Question

A) Describe briefly how a diffraction pattern is obtained on a screen due to a single narrow slit illuminated by a monochromatic source of light. Hence obtain the conditions for the angular width of secondary maxima and secondary minima.
B) Two wavelengths of sodium light $590nm$ and $596nm$ are used in turn to study the diffraction taking place at a single slit of aperture $2 \times {10^{ - 6}}m$ . The distance between the slit and the screen is $1.5m$ . Calculate the separation between the positions of the first maxima and the diffraction pattern obtained in the two cases.

Answer 1

Hint: The intensity of any point on the screen on which a light, passed through a slit, hits depends on the path difference between the waves arising from different parts of the wave-front at the slit. At the center, intensity will be the maximum.

Complete step by step solution:
A) We know, diffraction is the phenomenon of change in the direction of light around the sharp corners of an obstacle and spreading into the regions of geometrical shadow.

From the diagram, we can find the approximate path different and is given by, $BN = AB\sin \theta = a\sin \theta $
For the path difference, $Bn = n\lambda $ constructive interference, happens,
Then, $n\lambda = a\sin {\theta _n}$
$ \Rightarrow \dfrac{{n\lambda }}{a} = \sin {\theta _n}$
And this expression is called the ${n^{th}}$ Bright Fringe.
We know $\tan {\theta _n} = \dfrac{{{y_n}}}{D}$
But, the value of ${\theta _n}$ is lower, the value of $\tan {\theta _n}$ will be approximately equal to $\sin {\theta _n}$ ;
That is, $\sin {\theta _n} \approx \tan {\theta _n}$
 Substituting the values of both $\sin {\theta _n}$and$\tan {\theta _n}$ , we get,
\[\dfrac{{{y_n}}}{D} = \dfrac{{n\lambda }}{a}\]
\[ \Rightarrow {y_n} = \dfrac{{n\lambda D}}{a}\]
Width of the secondary maxima is given by the equation,
$\beta = {y_n} - {y_{n - 1}}$
$ = \dfrac{{nD\lambda }}{a} - \dfrac{{(n - 1)D\lambda }}{a}$
That is, $\beta = \dfrac{{\lambda D}}{a}$
Width of the secondary minima is given by the equation,
${\beta’} = \dfrac{{nD\lambda }}{a} - \dfrac{{(n - 1)D\lambda }}{a}$
That is, ${\beta’} = \dfrac{{\lambda D}}{a}$
Angular width is independent of n; therefore all secondary minima and maxima have the same width. At the central point c Angle is zero, and hence, all the parts of the slit are in phase. Because of this, at point C, intensity is maximum.
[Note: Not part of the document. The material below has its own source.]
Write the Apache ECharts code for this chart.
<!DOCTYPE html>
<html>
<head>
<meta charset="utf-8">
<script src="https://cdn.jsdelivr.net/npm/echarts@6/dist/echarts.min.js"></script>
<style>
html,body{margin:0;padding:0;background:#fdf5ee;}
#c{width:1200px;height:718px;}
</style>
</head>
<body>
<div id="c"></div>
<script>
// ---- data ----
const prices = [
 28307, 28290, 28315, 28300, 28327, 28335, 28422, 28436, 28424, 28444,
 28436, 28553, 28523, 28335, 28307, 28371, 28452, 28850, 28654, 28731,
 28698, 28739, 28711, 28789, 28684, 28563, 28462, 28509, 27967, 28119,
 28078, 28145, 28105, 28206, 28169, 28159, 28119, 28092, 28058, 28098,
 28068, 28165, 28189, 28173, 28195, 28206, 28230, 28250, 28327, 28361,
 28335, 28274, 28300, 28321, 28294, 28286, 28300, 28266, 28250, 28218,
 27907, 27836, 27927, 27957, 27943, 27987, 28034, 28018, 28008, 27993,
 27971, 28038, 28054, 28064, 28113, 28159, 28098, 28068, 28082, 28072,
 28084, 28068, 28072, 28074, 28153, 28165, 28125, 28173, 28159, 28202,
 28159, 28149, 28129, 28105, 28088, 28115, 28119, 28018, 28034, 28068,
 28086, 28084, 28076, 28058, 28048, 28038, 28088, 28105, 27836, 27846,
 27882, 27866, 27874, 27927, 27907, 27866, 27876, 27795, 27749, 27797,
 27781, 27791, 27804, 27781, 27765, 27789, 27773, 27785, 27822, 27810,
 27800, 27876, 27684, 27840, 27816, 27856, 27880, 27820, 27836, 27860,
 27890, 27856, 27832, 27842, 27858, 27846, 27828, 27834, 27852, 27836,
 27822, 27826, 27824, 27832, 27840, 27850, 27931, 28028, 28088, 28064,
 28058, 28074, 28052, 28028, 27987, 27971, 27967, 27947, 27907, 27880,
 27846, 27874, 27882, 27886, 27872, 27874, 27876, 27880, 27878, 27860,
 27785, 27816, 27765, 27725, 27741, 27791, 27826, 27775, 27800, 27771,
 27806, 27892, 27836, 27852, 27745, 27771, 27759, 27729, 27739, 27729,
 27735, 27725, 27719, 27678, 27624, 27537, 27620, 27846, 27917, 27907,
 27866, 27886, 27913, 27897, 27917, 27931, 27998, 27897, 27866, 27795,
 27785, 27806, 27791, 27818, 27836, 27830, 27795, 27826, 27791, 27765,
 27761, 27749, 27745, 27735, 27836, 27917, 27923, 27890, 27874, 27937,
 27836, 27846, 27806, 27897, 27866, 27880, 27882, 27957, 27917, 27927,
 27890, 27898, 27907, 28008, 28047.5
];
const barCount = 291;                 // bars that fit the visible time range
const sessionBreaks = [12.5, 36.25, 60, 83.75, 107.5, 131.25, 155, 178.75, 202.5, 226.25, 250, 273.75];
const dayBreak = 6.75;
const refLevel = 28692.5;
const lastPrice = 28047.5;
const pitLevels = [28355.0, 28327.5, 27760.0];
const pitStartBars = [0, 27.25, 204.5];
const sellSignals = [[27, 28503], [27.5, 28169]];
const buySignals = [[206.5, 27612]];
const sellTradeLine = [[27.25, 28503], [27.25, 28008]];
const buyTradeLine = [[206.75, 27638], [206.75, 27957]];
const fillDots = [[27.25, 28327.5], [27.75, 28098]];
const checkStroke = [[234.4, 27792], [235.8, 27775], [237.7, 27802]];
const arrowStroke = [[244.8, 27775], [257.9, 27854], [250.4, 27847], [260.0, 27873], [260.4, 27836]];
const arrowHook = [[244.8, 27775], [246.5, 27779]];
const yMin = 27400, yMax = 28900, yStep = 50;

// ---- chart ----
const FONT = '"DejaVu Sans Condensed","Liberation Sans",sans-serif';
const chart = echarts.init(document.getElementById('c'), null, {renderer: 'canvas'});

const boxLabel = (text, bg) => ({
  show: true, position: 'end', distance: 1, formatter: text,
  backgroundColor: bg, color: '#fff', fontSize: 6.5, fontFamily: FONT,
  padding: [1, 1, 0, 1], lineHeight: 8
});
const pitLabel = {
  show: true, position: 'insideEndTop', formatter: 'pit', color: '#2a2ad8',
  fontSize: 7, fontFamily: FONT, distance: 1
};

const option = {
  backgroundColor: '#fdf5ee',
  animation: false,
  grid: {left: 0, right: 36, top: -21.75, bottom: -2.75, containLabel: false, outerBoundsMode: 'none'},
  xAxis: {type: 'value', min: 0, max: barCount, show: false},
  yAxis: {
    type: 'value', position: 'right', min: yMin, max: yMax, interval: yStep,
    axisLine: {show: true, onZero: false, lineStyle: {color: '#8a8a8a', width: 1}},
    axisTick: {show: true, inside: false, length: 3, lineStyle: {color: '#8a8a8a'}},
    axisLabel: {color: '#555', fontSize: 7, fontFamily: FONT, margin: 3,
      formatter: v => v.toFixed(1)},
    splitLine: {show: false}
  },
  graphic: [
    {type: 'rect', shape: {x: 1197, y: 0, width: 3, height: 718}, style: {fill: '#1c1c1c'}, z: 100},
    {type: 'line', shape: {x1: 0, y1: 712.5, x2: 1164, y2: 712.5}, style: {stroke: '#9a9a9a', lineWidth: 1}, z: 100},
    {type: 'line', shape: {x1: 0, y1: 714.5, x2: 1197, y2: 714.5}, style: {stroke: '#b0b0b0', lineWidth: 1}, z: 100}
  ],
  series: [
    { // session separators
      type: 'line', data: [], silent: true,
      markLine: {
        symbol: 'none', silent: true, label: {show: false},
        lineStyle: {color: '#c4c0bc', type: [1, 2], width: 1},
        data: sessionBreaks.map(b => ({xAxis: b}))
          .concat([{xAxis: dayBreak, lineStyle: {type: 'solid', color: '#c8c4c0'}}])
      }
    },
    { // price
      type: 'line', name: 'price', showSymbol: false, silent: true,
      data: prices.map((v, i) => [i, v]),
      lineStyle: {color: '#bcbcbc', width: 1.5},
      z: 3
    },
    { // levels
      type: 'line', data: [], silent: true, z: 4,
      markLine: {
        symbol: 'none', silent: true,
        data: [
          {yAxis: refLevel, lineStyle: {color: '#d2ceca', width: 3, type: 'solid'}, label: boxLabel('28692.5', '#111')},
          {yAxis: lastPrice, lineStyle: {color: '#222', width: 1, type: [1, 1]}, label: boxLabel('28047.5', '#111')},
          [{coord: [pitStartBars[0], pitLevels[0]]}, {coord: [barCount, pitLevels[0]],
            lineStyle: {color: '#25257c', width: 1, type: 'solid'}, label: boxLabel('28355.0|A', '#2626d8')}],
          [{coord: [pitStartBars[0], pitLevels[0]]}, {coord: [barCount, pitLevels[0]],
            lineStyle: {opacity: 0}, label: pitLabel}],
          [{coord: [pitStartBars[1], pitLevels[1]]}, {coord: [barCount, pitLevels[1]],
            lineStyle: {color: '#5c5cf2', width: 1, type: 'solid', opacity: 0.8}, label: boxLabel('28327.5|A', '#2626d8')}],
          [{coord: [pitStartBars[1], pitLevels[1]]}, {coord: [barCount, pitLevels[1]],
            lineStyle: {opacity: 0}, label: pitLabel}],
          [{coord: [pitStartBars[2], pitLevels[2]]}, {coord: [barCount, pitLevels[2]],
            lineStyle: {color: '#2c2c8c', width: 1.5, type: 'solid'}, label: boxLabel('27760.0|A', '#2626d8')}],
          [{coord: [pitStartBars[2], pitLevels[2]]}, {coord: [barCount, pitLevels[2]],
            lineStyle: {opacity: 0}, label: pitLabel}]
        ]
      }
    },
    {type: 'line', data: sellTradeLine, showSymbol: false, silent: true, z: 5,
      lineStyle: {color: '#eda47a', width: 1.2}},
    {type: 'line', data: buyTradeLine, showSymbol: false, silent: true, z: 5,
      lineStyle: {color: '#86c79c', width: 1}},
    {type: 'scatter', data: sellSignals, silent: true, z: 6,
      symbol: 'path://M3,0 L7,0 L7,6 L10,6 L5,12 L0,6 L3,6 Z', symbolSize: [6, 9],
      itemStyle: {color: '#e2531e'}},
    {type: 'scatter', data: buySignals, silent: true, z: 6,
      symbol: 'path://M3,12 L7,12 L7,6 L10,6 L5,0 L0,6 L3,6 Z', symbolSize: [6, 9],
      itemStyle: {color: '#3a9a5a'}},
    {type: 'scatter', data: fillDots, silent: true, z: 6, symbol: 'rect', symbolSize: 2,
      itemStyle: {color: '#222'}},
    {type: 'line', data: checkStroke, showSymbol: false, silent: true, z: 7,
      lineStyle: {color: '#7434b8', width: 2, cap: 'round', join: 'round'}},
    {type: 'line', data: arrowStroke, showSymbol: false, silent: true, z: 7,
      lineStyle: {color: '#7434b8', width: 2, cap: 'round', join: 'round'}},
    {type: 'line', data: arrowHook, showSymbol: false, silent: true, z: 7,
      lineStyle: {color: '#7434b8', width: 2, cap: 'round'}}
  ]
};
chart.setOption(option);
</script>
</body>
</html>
B) Let’s define all the data given in the question,
The given two wavelengths are
${\lambda _1} = 590nm$
${\lambda _2} = 596nm$
Slit of aperture$ = 2 \times {10^{ - 6}}m$.
The distance between the slit and the screen= $1.5m$
The linear separation between the first minima of the two wavelength on the screen will be equal to,
$\dfrac{{3({\lambda _2} - {\lambda _1})}}{a} \times D$
Therefore the separation will be equal to
$
   = \dfrac{{3(596 - 590)}}{{2 \times {{10}^{ - 6}}}} \times 1.5 \\
    \\ $
$ = 13.5 \times {10^{ - 3}}m$
$ = 13.5mm$
That is, separation between the positions of the first maxima and the diffraction pattern obtained in the two cases will be equal to $13.5mm$.

Note: When a monochromatic light is passed through a slit, the diffraction pattern is obtained on the screen placed to the light. In the centre, brightness will be higher and this portion is called the central maximum.